* _TASK GOAL_: Copy out the material below in full, but not its images.

* _DATASET EXTRACT_:
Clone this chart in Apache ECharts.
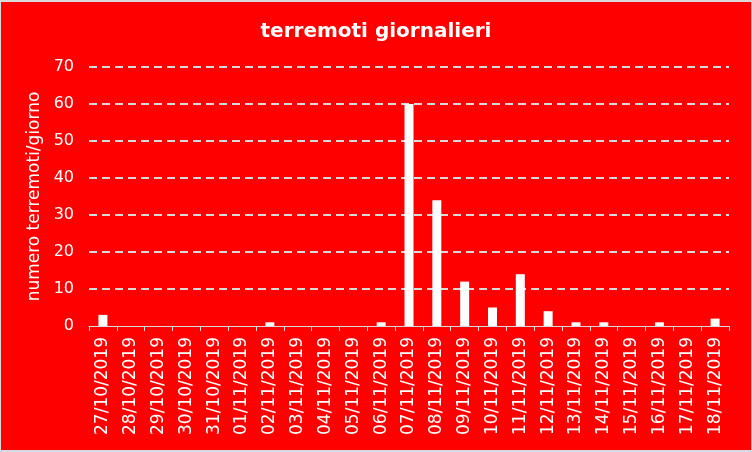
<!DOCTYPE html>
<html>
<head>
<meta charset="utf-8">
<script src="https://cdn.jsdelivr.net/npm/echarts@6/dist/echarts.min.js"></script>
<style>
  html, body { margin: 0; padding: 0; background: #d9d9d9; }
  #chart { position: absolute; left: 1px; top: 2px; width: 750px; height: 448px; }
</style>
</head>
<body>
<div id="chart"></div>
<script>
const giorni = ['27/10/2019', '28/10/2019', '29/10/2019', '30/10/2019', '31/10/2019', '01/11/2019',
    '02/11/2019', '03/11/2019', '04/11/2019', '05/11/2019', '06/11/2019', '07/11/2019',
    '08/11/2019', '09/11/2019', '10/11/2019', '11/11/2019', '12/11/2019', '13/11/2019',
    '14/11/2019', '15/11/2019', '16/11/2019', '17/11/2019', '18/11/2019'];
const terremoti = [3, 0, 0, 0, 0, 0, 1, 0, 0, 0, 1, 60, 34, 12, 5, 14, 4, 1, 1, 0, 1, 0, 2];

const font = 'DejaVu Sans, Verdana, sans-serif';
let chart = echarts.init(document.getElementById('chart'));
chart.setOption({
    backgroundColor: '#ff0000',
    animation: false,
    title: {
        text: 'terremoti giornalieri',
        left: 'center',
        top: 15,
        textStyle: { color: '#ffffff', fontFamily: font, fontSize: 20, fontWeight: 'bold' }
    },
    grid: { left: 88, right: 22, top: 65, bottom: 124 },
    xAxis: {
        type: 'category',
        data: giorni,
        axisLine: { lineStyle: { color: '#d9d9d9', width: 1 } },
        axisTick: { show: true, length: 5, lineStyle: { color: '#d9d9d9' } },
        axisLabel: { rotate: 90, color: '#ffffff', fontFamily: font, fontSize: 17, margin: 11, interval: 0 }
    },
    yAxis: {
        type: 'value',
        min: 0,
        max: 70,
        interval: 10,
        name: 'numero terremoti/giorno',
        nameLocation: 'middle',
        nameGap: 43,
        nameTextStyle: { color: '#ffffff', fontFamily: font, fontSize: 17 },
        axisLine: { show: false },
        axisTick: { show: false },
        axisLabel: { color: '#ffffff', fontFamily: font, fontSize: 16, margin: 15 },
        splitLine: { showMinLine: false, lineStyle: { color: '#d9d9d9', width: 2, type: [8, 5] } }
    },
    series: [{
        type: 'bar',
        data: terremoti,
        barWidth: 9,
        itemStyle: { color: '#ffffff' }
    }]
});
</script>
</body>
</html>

* _SOLUTION FOR THIS EXERCISE_:
Clone this chart in Apache ECharts.
<!DOCTYPE html>
<html>
<head>
<meta charset="utf-8">
<script src="https://cdn.jsdelivr.net/npm/echarts@6/dist/echarts.min.js"></script>
<style>
  html, body { margin: 0; padding: 0; background: #d9d9d9; }
  #chart { position: absolute; left: 1px; top: 2px; width: 750px; height: 448px; }
</style>
</head>
<body>
<div id="chart"></div>
<script>
const giorni = ['27/10/2019', '28/10/2019', '29/10/2019', '30/10/2019', '31/10/2019', '01/11/2019',
    '02/11/2019', '03/11/2019', '04/11/2019', '05/11/2019', '06/11/2019', '07/11/2019',
    '08/11/2019', '09/11/2019', '10/11/2019', '11/11/2019', '12/11/2019', '13/11/2019',
    '14/11/2019', '15/11/2019', '16/11/2019', '17/11/2019', '18/11/2019'];
const terremoti = [3, 0, 0, 0, 0, 0, 1, 0, 0, 0, 1, 60, 34, 12, 5, 14, 4, 1, 1, 0, 1, 0, 2];

const font = 'DejaVu Sans, Verdana, sans-serif';
let chart = echarts.init(document.getElementById('chart'));
chart.setOption({
    backgroundColor: '#ff0000',
    animation: false,
    title: {
        text: 'terremoti giornalieri',
        left: 'center',
        top: 15,
        textStyle: { color: '#ffffff', fontFamily: font, fontSize: 20, fontWeight: 'bold' }
    },
    grid: { left: 88, right: 22, top: 65, bottom: 124 },
    xAxis: {
        type: 'category',
        data: giorni,
        axisLine: { lineStyle: { color: '#d9d9d9', width: 1 } },
        axisTick: { show: true, length: 5, lineStyle: { color: '#d9d9d9' } },
        axisLabel: { rotate: 90, color: '#ffffff', fontFamily: font, fontSize: 17, margin: 11, interval: 0 }
    },
    yAxis: {
        type: 'value',
        min: 0,
        max: 70,
        interval: 10,
        name: 'numero terremoti/giorno',
        nameLocation: 'middle',
        nameGap: 43,
        nameTextStyle: { color: '#ffffff', fontFamily: font, fontSize: 17 },
        axisLine: { show: false },
        axisTick: { show: false },
        axisLabel: { color: '#ffffff', fontFamily: font, fontSize: 16, margin: 15 },
        splitLine: { showMinLine: false, lineStyle: { color: '#d9d9d9', width: 2, type: [8, 5] } }
    },
    series: [{
        type: 'bar',
        data: terremoti,
        barWidth: 9,
        itemStyle: { color: '#ffffff' }
    }]
});
</script>
</body>
</html>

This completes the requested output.